Friday, 7 January 2011

Pecorino ... oh , and please move the cheese!



The Pecorino we are concerned with here is the grape and not the cheese. Pecorino (pecora = sheep) is not only the name of a number of Italian cheeses made from sheep's milk (of which Pecorino Romano is the best known) but also an early ripening white grape grown mainly in Central Italy. I bought this from (of all places) Marks and Spencers. Many would not imagine this chain store to be a place of vinous discovery, but for me they hold a special place in my heart. After all, it was over 20 years ago that my sister bought from them (in London) a bottle of Chablis 1er Cru Beauroy, the first dry white wine I grew to love. (You see, I started drinking wine with Liebfraumilch and the likes of Bereich Johannisberg and Niersteiner Gutes Domtal.)
Well there is another connection with my earlier experience too.

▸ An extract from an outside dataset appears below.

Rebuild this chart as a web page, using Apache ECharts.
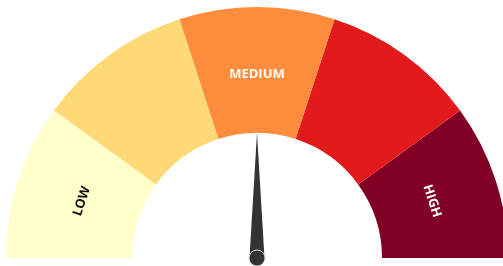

The Pecorino turned out to be a dry minerally white with acidity aplenty, which is not unlike a Chablis 1er Cru in a softer focus. Nowadays, Chablis has tended to become softer, fruitier and occasionally even with a hint of wood, all of which de-emphasizes its original typicity. Yet there are times when the food and especially the mood calls for less piercing acidity and austerity (of the Chablis of old), without sacrificing the crisp minerality. I think Pecorino could be a good alternative!